What’s in a name? In the September 2013 round of re-shuffles, I count no less than 17 changes in names of government departments in Australia, either by some name disappearing or some name changing.
This appears to be a regular game in Canberra. When I worked in Canberra in 2003, there was FaCS (Department of Family and Community Services). Since then, there have been FACSIA (Dept Of Families, Community Services & Indigenous Affairs), FAHCSIA (Department of Families, Housing, Community Services and Indigenous Affairs), and DSS (Department of Social Services). Similarly, we now have DE (Department of Education) whereas we used to have DEEWR (Department of Education, Employment and Workforce Relation), which itself preceded DEST (Department of Education, Science and Training).
Please help me out here, you knowledgeable Troppodillians in Canberra. What is going on with all these name changes? Is someone making money off changes in the stationary?

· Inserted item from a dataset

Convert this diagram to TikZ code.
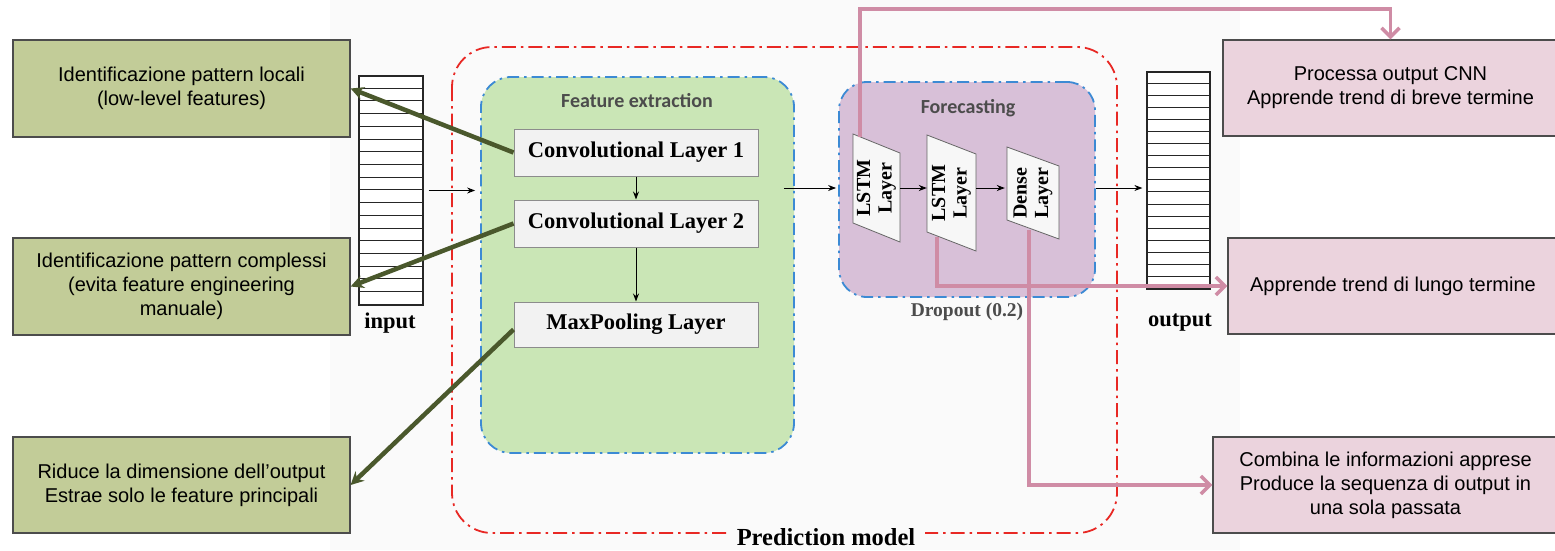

My confusion partly stems of noticing that some departments change what they do, but keep the same name through the decades. The Treasury comes to mind, which seemingly hasn’t changed its name for 100 years, but has seen major changes in what it does. It has now and then housed bits of the tax office, and currently has responsibilities that didn’t even exist when it was first set up (like retirement income arrangement). Why hasn’t the Treasury changed its name to reflect these changes. We might have then had such exotic specimens as the Department of Taxation, Efficiency, Retirement, Revenue, and Other Regulation. Similarly, the Department of Defence seems to have kept its name ever since 1942, whilst it now has responsibilities it could not have had at the start (missiles, counter-terrorism).
So some kind of game seems to be occurring in Canberra that means some general areas witness continuous upheavals in names, and other areas do not. I truly have no idea what the underlying economics and politics of that game is. Do you know the answer?